Once you've identified an image, you'll want to ensure that it's sized appropriately. If you need to make the image larger or smaller within the layout, you shouldn't simply scale it to any size using your website software. This method will either result in bitmapping when scaling a small image to a larger size, or burden the users download time -- caused by you using a very large image and then scaling it down within your web design. Images properly used on the web will be optimized at 72dpi (dots per inch) when viewed at 100%. 72dpi is the resolution of monitors. For fastest loads times and best quality, you should scale your images to 72 dpi at 100% of the size you'll import the image into your website layout.
If your image was 72dpi when you first located it and then you enlarged it within your page, you'll start to realize the limitations of your file. When you overscale your image upwards, the quality starts to visually degrade -- this is known as bitmapping. For example, a 72 dpi image saved at 20 pixels wide by 25 pixels high should never be enlarged to say 200 pixels wide by 250 pixels high. Doing so will result in severe bitmapping and cheapen the look of the image and your content. Make sure to import your images at no larger than 100%. This means finding images that are large enough to use without scaling them up in your web application.
Conversely, if your image is 5,000 pixels wide and you're scaling it down to only 150 pixels wide within your post, then you should first resize it using an image editor like Photoshop before uploading it to your server.
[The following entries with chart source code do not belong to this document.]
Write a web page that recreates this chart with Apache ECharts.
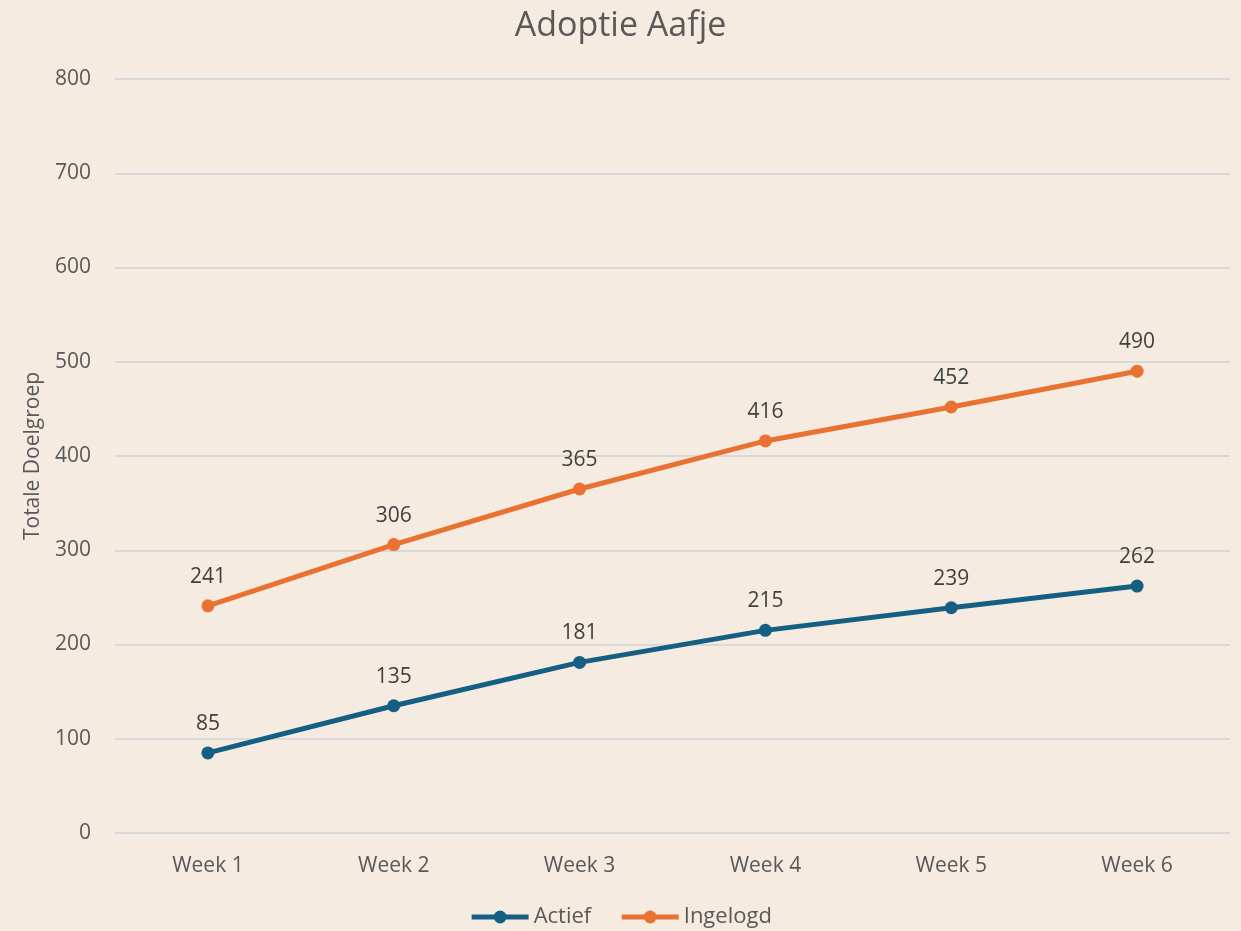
<!DOCTYPE html>
<html><head><meta charset="utf-8">
<script src="https://cdn.jsdelivr.net/npm/echarts@6/dist/echarts.min.js"></script>
<style>html,body{margin:0;padding:0;background:#F5EBE1;}#c{width:1241px;height:931px;}</style>
</head><body><div id="c"></div>
<script>
const categories = ['Week 1','Week 2','Week 3','Week 4','Week 5','Week 6'];
const actief = [85,135,181,215,239,262];
const ingelogd = [241,306,365,416,452,490];
const yTicks = [0,100,200,300,400,500,600,700,800];

const chart = echarts.init(document.getElementById('c'), null, {renderer:'canvas'});
const font = '"Open Sans", "Noto Sans", sans-serif';
const lbl = {show:true, position:'top', distance:12, color:'#404040', fontSize:21, fontFamily:font};
chart.setOption({
  backgroundColor:'#F5EBE1',
  animation:false,
  title:{text:'Adoptie Aafje', left:'center', top:4, textStyle:{color:'#595959', fontSize:34, fontWeight:'normal', fontFamily:font}},
  legend:{bottom:-2, left:'center', itemWidth:57, itemHeight:16, itemGap:28,
    lineStyle:{width:5},
    textStyle:{color:'#595959', fontSize:22, fontFamily:font},
    data:['Actief','Ingelogd']},
  grid:{left:115, right:11, top:79, bottom:98, containLabel:false},
  xAxis:{type:'category', data:categories, boundaryGap:true,
    axisLine:{show:false}, axisTick:{show:false},
    axisLabel:{color:'#595959', fontSize:21, margin:23, fontFamily:font}},
  yAxis:{type:'value', min:yTicks[0], max:yTicks[yTicks.length-1], interval:100,
    name:'Totale Doelgroep', nameLocation:'middle', nameGap:71, nameRotate:90,
    nameTextStyle:{color:'#595959', fontSize:21, fontFamily:font},
    axisLine:{show:false}, axisTick:{show:false},
    axisLabel:{color:'#595959', fontSize:21, margin:24, fontFamily:font},
    splitLine:{lineStyle:{color:'#D9D9D9', width:2}}},
  series:[
    {name:'Actief', type:'line', data:actief, symbol:'circle', symbolSize:13,
      lineStyle:{color:'#156082', width:5}, itemStyle:{color:'#156082'}, label:lbl},
    {name:'Ingelogd', type:'line', data:ingelogd, symbol:'circle', symbolSize:13,
      lineStyle:{color:'#E97132', width:5}, itemStyle:{color:'#E97132'}, label:lbl}
  ]
});
</script></body></html>
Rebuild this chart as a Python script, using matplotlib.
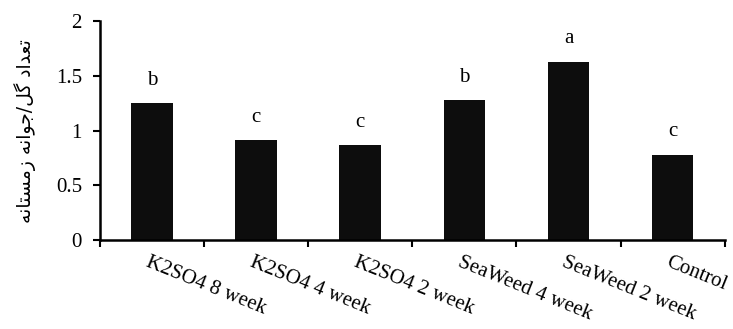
import matplotlib
matplotlib.use("Agg")
import matplotlib.pyplot as plt
import numpy as np

categories = ["K2SO4 8 week", "K2SO4 4 week", "K2SO4 2 week",
              "SeaWeed 4 week", "SeaWeed 2 week", "Control"]
values = [1.25, 0.91, 0.87, 1.28, 1.63, 0.78]
letters = ["b", "c", "c", "b", "a", "c"]
y_ticks = [0, 0.5, 1, 1.5, 2]
y_tick_labels = ["0", "0.5", "1", "1.5", "2"]
y_label = "تعداد گل/جوانه زمستانه"

# presentation forms: isolated, final, initial, medial (None = letter does not join forward)
forms = {
    "ا": ("\uFE8D", "\uFE8E", None, None),
    "د": ("\uFEA9", "\uFEAA", None, None),
    "ز": ("\uFEAF", "\uFEB0", None, None),
    "و": ("\uFEED", "\uFEEE", None, None),
    "ت": ("\uFE95", "\uFE96", "\uFE97", "\uFE98"),
    "ع": ("\uFEC9", "\uFECA", "\uFECB", "\uFECC"),
    "گ": ("\uFB92", "\uFB93", "\uFB94", "\uFB95"),
    "ل": ("\uFEDD", "\uFEDE", "\uFEDF", "\uFEE0"),
    "ج": ("\uFE9D", "\uFE9E", "\uFE9F", "\uFEA0"),
    "ن": ("\uFEE5", "\uFEE6", "\uFEE7", "\uFEE8"),
    "ه": ("\uFEE9", "\uFEEA", "\uFEEB", "\uFEEC"),
    "م": ("\uFEE1", "\uFEE2", "\uFEE3", "\uFEE4"),
    "س": ("\uFEB1", "\uFEB2", "\uFEB3", "\uFEB4"),
}


def shape_rtl(s):
    # pick contextual glyphs, then reverse for left-to-right drawing
    out = []
    for i, ch in enumerate(s):
        if ch not in forms:
            out.append(ch)
            continue
        prev = s[i - 1] if i > 0 else ""
        nxt = s[i + 1] if i + 1 < len(s) else ""
        joins_prev = prev in forms and forms[prev][2] is not None
        joins_next = nxt in forms and forms[ch][2] is not None
        iso, fin, ini, med = forms[ch]
        if joins_prev and joins_next:
            out.append(med)
        elif joins_prev:
            out.append(fin)
        elif joins_next:
            out.append(ini)
        else:
            out.append(iso)
    return "".join(out)[::-1]


plt.rcParams["font.family"] = ["Liberation Serif", "DejaVu Sans"]

fig = plt.figure(figsize=(7.33, 3.29), dpi=100)
ax = fig.add_axes([0.1364, 0.2705, 0.8522, 0.6655])

x = np.arange(len(categories)) + 0.5
ax.bar(x, values, width=0.4, color="#0d0d0d")

for xi, v, t in zip(x, values, letters):
    ax.text(xi, v + 0.12, t, ha="center", va="bottom", fontsize=15)

ax.set_xlim(0, len(categories))
ax.set_ylim(0, 2)
ax.set_yticks(y_ticks)
ax.set_yticklabels(y_tick_labels)
ax.set_xticks(np.arange(len(categories) + 1))
ax.set_xticklabels([])
ax.tick_params(axis="both", direction="out", length=5, width=1.5, labelsize=15)
ax.tick_params(axis="y", pad=8)

# slanted category names, allowed to run past the figure edge
for xi, name in zip(x, categories):
    ax.text(xi - 0.02, -0.12, name, rotation=-22, rotation_mode="anchor",
            ha="left", va="top", fontsize=15, clip_on=False)

for side in ["top", "right"]:
    ax.spines[side].set_visible(False)
for side in ["left", "bottom"]:
    ax.spines[side].set_linewidth(1.8)

fig.text(0.034, 0.60, shape_rtl(y_label), rotation=90, ha="center", va="center",
         fontsize=13.5, family=["DejaVu Sans"])

fig.savefig("out.png", dpi=100)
Simply sizing the image down within your website software doesn't drop actually any of the additional and unnecessary information stored within the file. This only causes it to take longer than necessary to download that image when a user visits your page. Your visitors may get frustrated waiting for the download and opt out before they ever see your article. Pages can get bogged down while loading if there are lots of images with excessive file sizes.
Once you've resized and re-saved the image properly, you can upload the smaller version to your server and then re-import it at the new size. Doing this will reduce the storage size of the file on your server and allow for a quicker download whenever someone vistis your page
With regards to cheapening the look of your image, the same thing can be said about constraining proportions when you scale the image. There's nothing worse than an image that's obviously been scaled disproportionately (i.e. 130% wide but still 100% high). When you scale your images, do it proportionally using the constrain feature in order to maintain the correct aspect ratio.
Images and SEO
Most people think of SEO and instantly their minds gravitate towards text. With regards to SEO and images, a lot of people miss the opportunity to name their images properly.
Uploading your image with the title "image_528491.jpg" creates no SEO value whatsoever. Simply renaming your image "Red_Widget_Model_No_476A.jpg" uses very specific words that someone might search for on Google or Bing and which relate to the subject matter. This is a hidden SEO opportunity that many people miss when creating content. Imagine the enhanced SEO your website can receive just from renaming all of your images with appropriate keywords!
Following these basic image rules can dramatically increase your organic reach. Your well written content will stand a much better chance of being seen and read by people interested in what you have to say. After all, what does it matter if you've written a perfect piece? If no one is able to find it, then no one is able to read it.